-- start of RECORDS SHOWN --

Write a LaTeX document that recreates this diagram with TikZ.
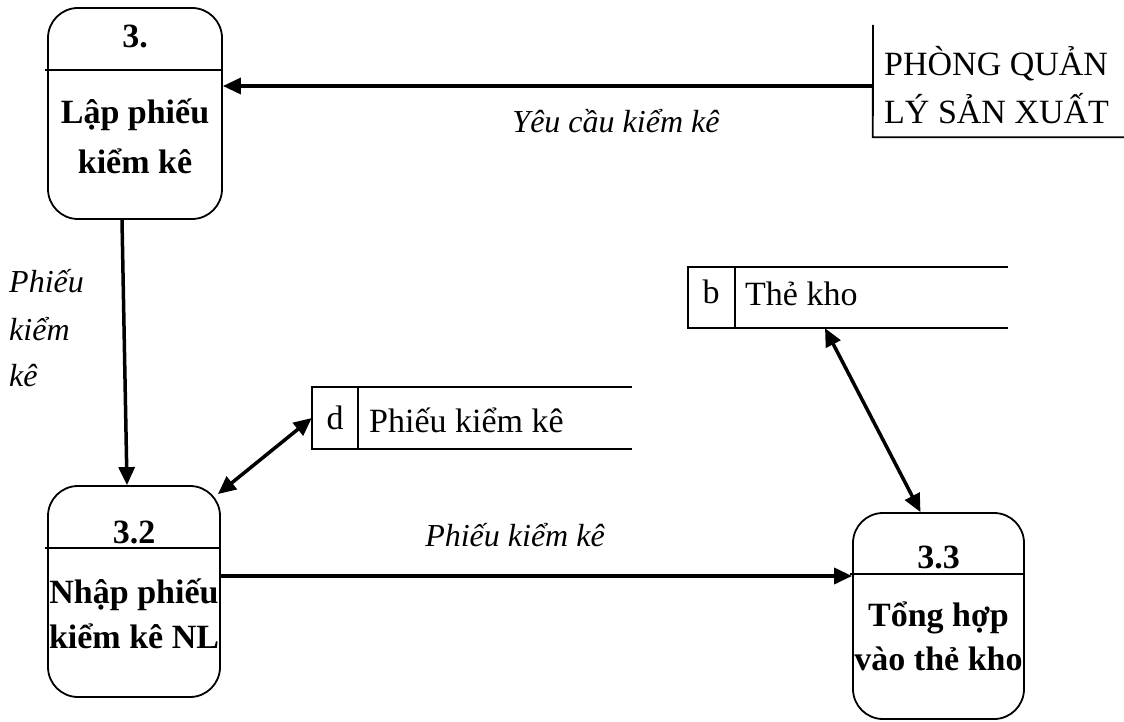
\documentclass[tikz,border=0pt]{standalone}
\usepackage{fontspec}
\setmainfont{Liberation Serif}
\usetikzlibrary{arrows.meta}
\begin{document}
\begin{tikzpicture}[x=1pt,y=-1pt,
  proc/.style={draw,line width=1.8pt,rounded corners=30pt,inner sep=0pt},
  hidden/.style={inner sep=0pt,minimum width=0pt},
  btxt/.style={anchor=base,inner sep=0pt,font=\fontsize{34}{40}\selectfont\bfseries},
  rtxt/.style={anchor=base west,inner sep=0pt,font=\fontsize{34}{40}\selectfont},
  itxt/.style={anchor=base,inner sep=0pt,font=\fontsize{32}{38}\selectfont\itshape},
  edge/.style={line width=1.8pt},
  flow/.style={line width=3.5pt,-{Triangle[length=18pt,width=16pt]}},
  bflow/.style={line width=3.5pt,{Triangle[length=18pt,width=16pt]}-{Triangle[length=18pt,width=16pt]}}]
\useasboundingbox (0,0) rectangle (1124,722);

% processes
\node[proc,minimum width=174pt,minimum height=211pt] (p1) at (135,113.5) {};
\node[proc,minimum width=172pt,minimum height=211pt] (p2) at (134,591.5) {};
\node[proc,minimum width=171pt,minimum height=206pt] (p3) at (938.5,616) {};
\draw[edge] (45,70) -- (222,70);
\draw[edge] (45,548) -- (220,548);
\draw[edge] (850,574) -- (1024,574);

\node[btxt] (t1a) at (135,48) {3.};
\node[btxt] (t1b) at (135,124) {Lập phiếu};
\node[btxt] (t1c) at (135,174) {kiểm kê};
\node[btxt] (t2a) at (134,543) {3.2};
\node[btxt] (t2b) at (134,603) {Nhập phiếu};
\node[btxt] (t2c) at (134,648) {kiểm kê NL};
\node[btxt] (t3a) at (938.5,568) {3.3};
\node[btxt] (t3b) at (938.5,626) {Tổng hợp};
\node[btxt] (t3c) at (938.5,670) {vào thẻ kho};

% external entity, cut by the page edge
\node[hidden,minimum width=260pt,minimum height=102pt] (pq) at (1003,86) {};
\draw[edge] (873,25) -- (pq.south west) -- (pq.south east);
\node[rtxt] (pq1) at (884,76) {PHÒNG QUẢN};
\node[rtxt] (pq2) at (884,124) {LÝ SẢN XUẤT};

% data stores
\node[hidden,minimum width=320pt,minimum height=62pt] (d) at (472,418) {};
\draw[edge] (d.north east) -- (d.north west) -- (d.south west) -- (d.south east);
\draw[edge] (358,387) -- (358,449);
\node[rtxt,anchor=base] (dk) at (335,429) {d};
\node[rtxt] (dn) at (369,432) {Phiếu kiểm kê};

\node[hidden,minimum width=320pt,minimum height=61pt] (b) at (848,297.5) {};
\draw[edge] (b.north east) -- (b.north west) -- (b.south west) -- (b.south east);
\draw[edge] (735,267) -- (735,328);
\node[rtxt,anchor=base] (bk) at (711,303) {b};
\node[rtxt] (bn) at (745,305) {Thẻ kho};

% flows
\draw[flow] (pq.west) -- (p1.east |- pq.west);
\node[itxt] (l1) at (616,133) {Yêu cầu kiểm kê};

\draw[flow] ([xshift=-13pt]p1.south) -- ([xshift=-7pt]p2.north);
\node[itxt,anchor=base west] (l2a) at (9,292) {Phiếu};
\node[itxt,anchor=base west] (l2b) at (9,340) {kiểm};
\node[itxt,anchor=base west] (l2c) at (9,386) {kê};

\draw[bflow] ([shift={(-3,9)}]p2.north east) -- (d.west);
\draw[bflow] ([xshift=-23pt]b.south) -- ([xshift=-18pt]p3.north);

\coordinate (f) at ([yshift=15.5pt]p2.east);
\draw[flow] (f) -- (f -| p3.west);
\node[itxt] (l3) at (515,546) {Phiếu kiểm kê};
\end{tikzpicture}
\end{document}
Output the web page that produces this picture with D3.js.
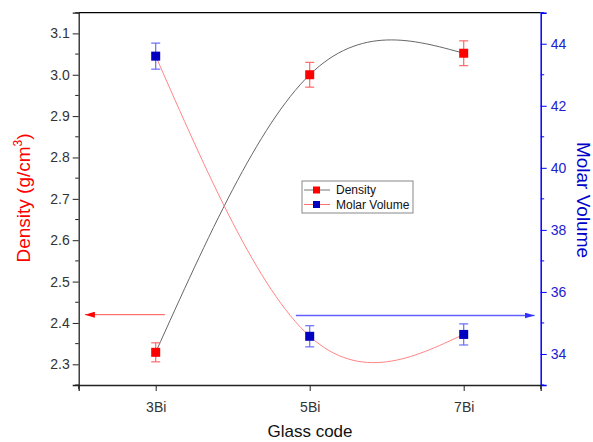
<!DOCTYPE html>
<html><head><meta charset="utf-8">
<script src="https://cdn.jsdelivr.net/npm/d3@7"></script>
<style>body{margin:0;background:#fff;} svg{display:block;font-family:"Liberation Sans",Arial,sans-serif;}</style>
</head><body>
<svg id="c" width="593" height="442"></svg>
<script>
const categories = ["3Bi","5Bi","7Bi"];
const density = [2.329, 3.0, 3.052];
const densityErr = [0.023, 0.03, 0.03];
const molarVolume = [43.6, 34.57, 34.63];
const molarErr = [0.42, 0.34, 0.34];
const leftTicks = [2.3,2.4,2.5,2.6,2.7,2.8,2.9,3.0,3.1];
const rightTicks = [34,36,38,40,42,44];
const densityArrowValue = 2.42;
const molarArrowValue = 35.24;

const svg = d3.select("#c");
const L = 78.7, R = 540.7, T = 12.7, B = 385;
const x = d3.scaleLinear().domain([0.5, 3.5]).range([L, R]);
const yL = d3.scaleLinear().domain([2.25, 3.15]).range([B, T]);
const yR = d3.scaleLinear().domain([33, 45]).range([B, T]);
const xi = i => x(i + 1);
const FONT = "Liberation Sans, Arial, sans-serif";

// frame top
svg.append("line").attr("x1",L).attr("x2",R).attr("y1",T).attr("y2",T).attr("stroke","#000").attr("stroke-width",1.3);

// left axis
const la = svg.append("g").attr("transform",`translate(${L},0)`)
  .call(d3.axisLeft(yL).tickValues(leftTicks).tickFormat(d3.format(".1f")).tickSize(6).tickPadding(3));
la.select(".domain").attr("stroke","#222").attr("stroke-width",1.3);
la.selectAll(".tick line").attr("stroke","#222");
la.selectAll("text").attr("fill","#333").attr("font-size","14px").attr("font-family",FONT);
const leftMinor = d3.range(2.25, 3.151, 0.05).filter(v => !leftTicks.some(t => Math.abs(t - v) < 1e-6));
svg.append("g").selectAll("line").data(leftMinor).join("line")
  .attr("x1",L-3.5).attr("x2",L).attr("y1",d=>yL(d)).attr("y2",d=>yL(d)).attr("stroke","#222");

// right axis
const ra = svg.append("g").attr("transform",`translate(${R},0)`)
  .call(d3.axisRight(yR).tickValues(rightTicks).tickSize(6).tickPadding(4));
ra.select(".domain").attr("stroke","#0000ff").attr("stroke-width",1.5);
ra.selectAll(".tick line").attr("stroke","#0000ff");
ra.selectAll("text").attr("fill","#2020d0").attr("font-size","14px").attr("font-family",FONT);
const rightMinor = [33,35,37,39,41,43,45];
svg.append("g").selectAll("line").data(rightMinor).join("line")
  .attr("x1",R).attr("x2",R+3.5).attr("y1",d=>yR(d)).attr("y2",d=>yR(d)).attr("stroke","#0000ff");

// bottom axis
const ba = svg.append("g").attr("transform",`translate(0,${B})`)
  .call(d3.axisBottom(x).tickValues([1,2,3]).tickFormat((d,i)=>categories[i]).tickSize(6).tickPadding(11));
ba.select(".domain").attr("stroke","#222").attr("stroke-width",1.3);
ba.selectAll(".tick line").attr("stroke","#222");
ba.selectAll("text").attr("fill","#333").attr("font-size","14px").attr("font-family",FONT);
svg.append("g").selectAll("line").data([0.5,3.5]).join("line")
  .attr("x1",d=>x(d)).attr("x2",d=>x(d)).attr("y1",B).attr("y2",B+4).attr("stroke","#222");

// axis titles
const tl = svg.append("text").attr("transform",`translate(30,198) rotate(-90)`).attr("text-anchor","middle")
  .attr("fill","#ff0000").attr("font-size","19px");
tl.append("tspan").text("Density (g/cm");
tl.append("tspan").attr("font-size","12px").attr("dy","-8").text("3");
tl.append("tspan").attr("dy","8").text(")");
svg.append("text").attr("transform",`translate(577,200) rotate(90)`).attr("text-anchor","middle")
  .attr("fill","#0000cc").attr("font-size","19px").text("Molar Volume");
svg.append("text").attr("x",310).attr("y",437).attr("text-anchor","middle").attr("fill","#111").attr("font-size","17px").text("Glass code");

// curves
const lineD = d3.line().x((d,i)=>xi(i)).y(d=>yL(d)).curve(d3.curveNatural);
const lineM = d3.line().x((d,i)=>xi(i)).y(d=>yR(d)).curve(d3.curveNatural);
svg.append("path").attr("d",lineD(density)).attr("fill","none").attr("stroke","#666").attr("stroke-width",1);
svg.append("path").attr("d",lineM(molarVolume)).attr("fill","none").attr("stroke","#ff8585").attr("stroke-width",1);

// arrows
const defs = svg.append("defs");
defs.append("marker").attr("id","ar").attr("viewBox","0 0 10 6").attr("refX",10).attr("refY",3)
  .attr("markerWidth",10).attr("markerHeight",6).attr("markerUnits","userSpaceOnUse").attr("orient","auto")
  .append("path").attr("d","M0,0L10,3L0,6Z").attr("fill","#ff0000");
defs.append("marker").attr("id","ab").attr("viewBox","0 0 10 6").attr("refX",10).attr("refY",3)
  .attr("markerWidth",10).attr("markerHeight",6).attr("markerUnits","userSpaceOnUse").attr("orient","auto")
  .append("path").attr("d","M0,0L10,3L0,6Z").attr("fill","#3030ff");
svg.append("line").attr("x1",x(1.06)).attr("x2",x(0.54)).attr("y1",yL(densityArrowValue)).attr("y2",yL(densityArrowValue))
  .attr("stroke","#ff5050").attr("stroke-width",1).attr("marker-end","url(#ar)");
svg.append("line").attr("x1",x(1.91)).attr("x2",x(3.46)).attr("y1",yR(molarArrowValue)).attr("y2",yR(molarArrowValue))
  .attr("stroke","#6060ff").attr("stroke-width",1.5).attr("marker-end","url(#ab)");

// error bars + squares
function drawSeries(vals, errs, y, barColor, fill) {
  const g = svg.append("g");
  vals.forEach((v,i)=>{
    const cx = xi(i), y1 = y(v+errs[i]), y2 = y(v-errs[i]);
    g.append("line").attr("x1",cx).attr("x2",cx).attr("y1",y1).attr("y2",y2).attr("stroke",barColor).attr("stroke-width",1.2);
    g.append("line").attr("x1",cx-4.5).attr("x2",cx+4.5).attr("y1",y1).attr("y2",y1).attr("stroke",barColor).attr("stroke-width",1.2);
    g.append("line").attr("x1",cx-4.5).attr("x2",cx+4.5).attr("y1",y2).attr("y2",y2).attr("stroke",barColor).attr("stroke-width",1.2);
    g.append("rect").attr("x",cx-4.5).attr("y",y(v)-4.5).attr("width",9).attr("height",9).attr("fill",fill);
  });
}
drawSeries(density, densityErr, yL, "#ff6a6a", "#ff0000");
drawSeries(molarVolume, molarErr, yR, "#6a6aff", "#0000c0");

// legend
const lg = svg.append("g").attr("transform","translate(302,181)");
lg.append("rect").attr("width",111).attr("height",32).attr("fill","#fff").attr("stroke","#888").attr("stroke-width",1);
const items = [{name:"Density", line:"#777", sq:"#ff0000"},{name:"Molar Volume", line:"#ff7070", sq:"#0000c0"}];
items.forEach((it,i)=>{
  const yy = 9 + i*14.5;
  lg.append("line").attr("x1",2).attr("x2",28).attr("y1",yy).attr("y2",yy).attr("stroke",it.line);
  lg.append("rect").attr("x",11).attr("y",yy-3.5).attr("width",7).attr("height",7).attr("fill",it.sq);
  lg.append("text").attr("x",34).attr("y",yy+4).attr("font-size","12px").attr("fill","#111").text(it.name);
});
</script>
</body></html>
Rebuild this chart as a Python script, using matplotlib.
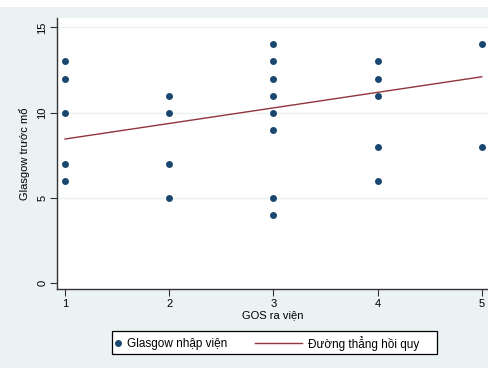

-- end of RECORDS SHOWN --

> **WORK TO DO**: Please give again the entries word for word, starting at the first line and ending with the line that contains "(pq2) at (884,124)"; include both of those lines but none of the pictures.

> **TASK SOLUTION**:
Write a LaTeX document that recreates this diagram with TikZ.
\documentclass[tikz,border=0pt]{standalone}
\usepackage{fontspec}
\setmainfont{Liberation Serif}
\usetikzlibrary{arrows.meta}
\begin{document}
\begin{tikzpicture}[x=1pt,y=-1pt,
  proc/.style={draw,line width=1.8pt,rounded corners=30pt,inner sep=0pt},
  hidden/.style={inner sep=0pt,minimum width=0pt},
  btxt/.style={anchor=base,inner sep=0pt,font=\fontsize{34}{40}\selectfont\bfseries},
  rtxt/.style={anchor=base west,inner sep=0pt,font=\fontsize{34}{40}\selectfont},
  itxt/.style={anchor=base,inner sep=0pt,font=\fontsize{32}{38}\selectfont\itshape},
  edge/.style={line width=1.8pt},
  flow/.style={line width=3.5pt,-{Triangle[length=18pt,width=16pt]}},
  bflow/.style={line width=3.5pt,{Triangle[length=18pt,width=16pt]}-{Triangle[length=18pt,width=16pt]}}]
\useasboundingbox (0,0) rectangle (1124,722);

% processes
\node[proc,minimum width=174pt,minimum height=211pt] (p1) at (135,113.5) {};
\node[proc,minimum width=172pt,minimum height=211pt] (p2) at (134,591.5) {};
\node[proc,minimum width=171pt,minimum height=206pt] (p3) at (938.5,616) {};
\draw[edge] (45,70) -- (222,70);
\draw[edge] (45,548) -- (220,548);
\draw[edge] (850,574) -- (1024,574);

\node[btxt] (t1a) at (135,48) {3.};
\node[btxt] (t1b) at (135,124) {Lập phiếu};
\node[btxt] (t1c) at (135,174) {kiểm kê};
\node[btxt] (t2a) at (134,543) {3.2};
\node[btxt] (t2b) at (134,603) {Nhập phiếu};
\node[btxt] (t2c) at (134,648) {kiểm kê NL};
\node[btxt] (t3a) at (938.5,568) {3.3};
\node[btxt] (t3b) at (938.5,626) {Tổng hợp};
\node[btxt] (t3c) at (938.5,670) {vào thẻ kho};

% external entity, cut by the page edge
\node[hidden,minimum width=260pt,minimum height=102pt] (pq) at (1003,86) {};
\draw[edge] (873,25) -- (pq.south west) -- (pq.south east);
\node[rtxt] (pq1) at (884,76) {PHÒNG QUẢN};
\node[rtxt] (pq2) at (884,124) {LÝ SẢN XUẤT};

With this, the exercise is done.